Gli avvocati del brasiliano, naturalmente, hanno presentato ricorso facendo forza sulla consensualità del rapporto. Un’ipotesi respinta dal Giudice a seguito delle chiamate in cui Robinho ha raccontato dello stupro al telefono: “Sto ridendo perché non mi interessa, la donna era ubriaca, non sa nemmeno cosa sia successo”. E come se non bastasse le registrazioni ambientali hanno confermato che il brasiliano e il suo amico si fossero messi d’accordo sulle dichiarazioni da fare agli inquirenti.
Nel 2017, quando il brasiliano era tornato al Santos, era arrivata la condanna, confermata in appello. E poco più di due settimane fa il brasiliano è stato condannato in via definita a nove anni.

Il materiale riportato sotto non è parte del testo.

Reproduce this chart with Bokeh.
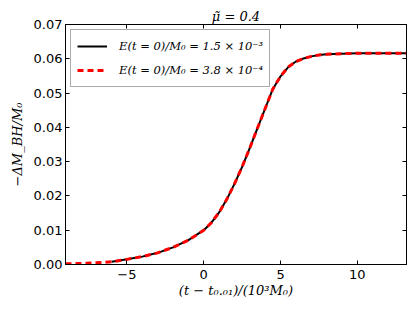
from bokeh.plotting import figure
from bokeh.models import (Range1d, LinearAxis, FixedTicker, NumeralTickFormatter,
                          CustomJSTickFormatter, Legend, LegendItem, Title)
from bokeh.embed import file_html
from bokeh.resources import INLINE

# black: E(t=0)/M0 = 1.5e-3
t_a = [-6, -5, -4, -3, -2, -1, 0, 0.5, 1, 1.5, 2, 2.5, 3, 3.5, 4, 4.5, 5, 5.5,
       6, 6.5, 7, 7.5, 8, 9, 10, 11, 12, 13.2]
v_a = [0.0008, 0.0015, 0.0023, 0.0034, 0.0050, 0.0071, 0.0100, 0.0122, 0.0152,
       0.0190, 0.0235, 0.0285, 0.0340, 0.0398, 0.0455, 0.0512, 0.0549, 0.0576,
       0.0592, 0.0601, 0.0607, 0.0611, 0.0613, 0.0615, 0.0616, 0.0616, 0.0616, 0.0616]
# red dashed: E(t=0)/M0 = 3.8e-4
t_b = [-9, -8, -7, -6, -5, -4, -3, -2, -1, 0, 0.5, 1, 1.5, 2, 2.5, 3, 3.5, 4,
       4.5, 5, 5.5, 6, 6.5, 7, 7.5, 8, 9, 10, 11, 12, 13.2]
v_b = [0.0002, 0.0003, 0.0005, 0.0008, 0.0015, 0.0023, 0.0034, 0.0050, 0.0071,
       0.0100, 0.0122, 0.0152, 0.0190, 0.0235, 0.0285, 0.0340, 0.0398, 0.0455,
       0.0512, 0.0549, 0.0576, 0.0592, 0.0601, 0.0607, 0.0611, 0.0613, 0.0615,
       0.0616, 0.0616, 0.0616, 0.0616]
x_ticks = [-5, 0, 5, 10]
y_ticks = [0.0, 0.01, 0.02, 0.03, 0.04, 0.05, 0.06, 0.07]
label_a = "E(t = 0)/M\u2080 = 1.5 \u00d7 10\u207b\u00b3"
label_b = "E(t = 0)/M\u2080 = 3.8 \u00d7 10\u207b\u2074"
title_text = "\u03bc\u0303 = 0.4"
x_label = "(t \u2212 t\u2080.\u2080\u2081)/(10\u00b3M\u2080)"
y_label = "\u2212\u0394M_BH/M\u2080"

mathfont = "DejaVu Serif"

p = figure(width=407, height=304, output_backend="svg", toolbar_location=None,
           x_range=Range1d(-9.0, 13.2), y_range=Range1d(0.0, 0.07),
           min_border_left=65, min_border_right=1, min_border_top=24,
           min_border_bottom=40)
p.title = Title(text=title_text, align="center", text_font=mathfont,
                text_font_style="italic", text_font_size="13px", standoff=2,
                text_color="black")
p.grid.visible = False
p.outline_line_color = "black"
p.outline_line_width = 1
p.background_fill_color = "white"
p.border_fill_color = "white"

for ax in [p.xaxis[0], p.yaxis[0]]:
    ax.major_tick_in = 4
    ax.major_tick_out = 0
    ax.minor_tick_in = 0
    ax.minor_tick_out = 0
    ax.axis_line_color = "black"
    ax.major_tick_line_color = "black"
    ax.major_label_text_font = "DejaVu Sans"
    ax.major_label_text_font_size = "13px"
    ax.major_label_text_color = "black"
    ax.axis_label_text_font = mathfont
    ax.axis_label_text_font_style = "italic"
    ax.axis_label_text_font_size = "13px"
    ax.axis_label_text_color = "black"

p.xaxis[0].ticker = FixedTicker(ticks=x_ticks)
p.xaxis[0].formatter = CustomJSTickFormatter(
    code="return tick < 0 ? '\\u2212' + Math.abs(tick) : String(tick);")
p.xaxis[0].axis_label = x_label
p.xaxis[0].major_label_standoff = 5
p.xaxis[0].axis_label_standoff = 1

p.yaxis[0].ticker = FixedTicker(ticks=y_ticks)
p.yaxis[0].formatter = NumeralTickFormatter(format="0.00")
p.yaxis[0].axis_label = y_label
p.yaxis[0].major_label_standoff = 3
p.yaxis[0].axis_label_standoff = 6

blank = CustomJSTickFormatter(code="return '';")
top = LinearAxis(ticker=FixedTicker(ticks=x_ticks), formatter=blank,
                 major_tick_in=4, major_tick_out=0, minor_tick_in=0, minor_tick_out=0,
                 axis_line_color="black", major_label_standoff=0)
right = LinearAxis(ticker=FixedTicker(ticks=y_ticks), formatter=blank,
                   major_tick_in=4, major_tick_out=0, minor_tick_in=0, minor_tick_out=0,
                   axis_line_color="black", major_label_standoff=0)
p.add_layout(top, "above")
p.add_layout(right, "right")

r_a = p.line(t_a, v_a, line_color="black", line_width=2)
r_b = p.line(t_b, v_b, line_color="red", line_width=3, line_dash="6 4")

legend = Legend(items=[LegendItem(label=label_a, renderers=[r_a]),
                       LegendItem(label=label_b, renderers=[r_b])],
                location="top_left", label_text_font=mathfont,
                label_text_font_style="italic", label_text_font_size="11.5px",
                label_text_color="black",
                border_line_color="#555555", border_line_width=1,
                margin=5, padding=6, spacing=4, glyph_width=30,
                label_standoff=12, background_fill_alpha=1.0)
p.add_layout(legend, "center")

open("out.html", "w").write(file_html(p, INLINE))
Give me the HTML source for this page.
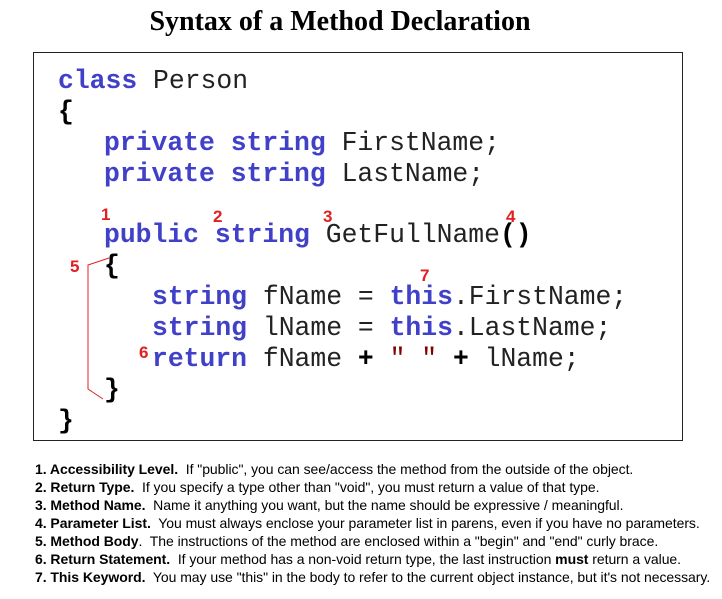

Una sentenza che rende tutti felici se non fosse che i due colpevoli non possono essere estradati in Italia. La Costituzione brasiliana del 1988 infatti vieta l’estradizione dei brasiliani e, se non bastasse, il trattato di cooperazione giudiziaria in materia penale tra Brasile e Italia, firmato nel 1989 e tuttora in vigore, non prevede l’applicazione in territorio brasiliano di una condanna imposta dalla giustizia italiana. L’unica possibilità per portarli nelle patrie galere è quello di trovare i due all’estero. Ma affinché questo sia possibile lo Stato italiano deve emettere un mandato d’arresto internazionale che potrebbe essere eseguito, ad esempio, in qualsiasi Paese dell’Unione Europea.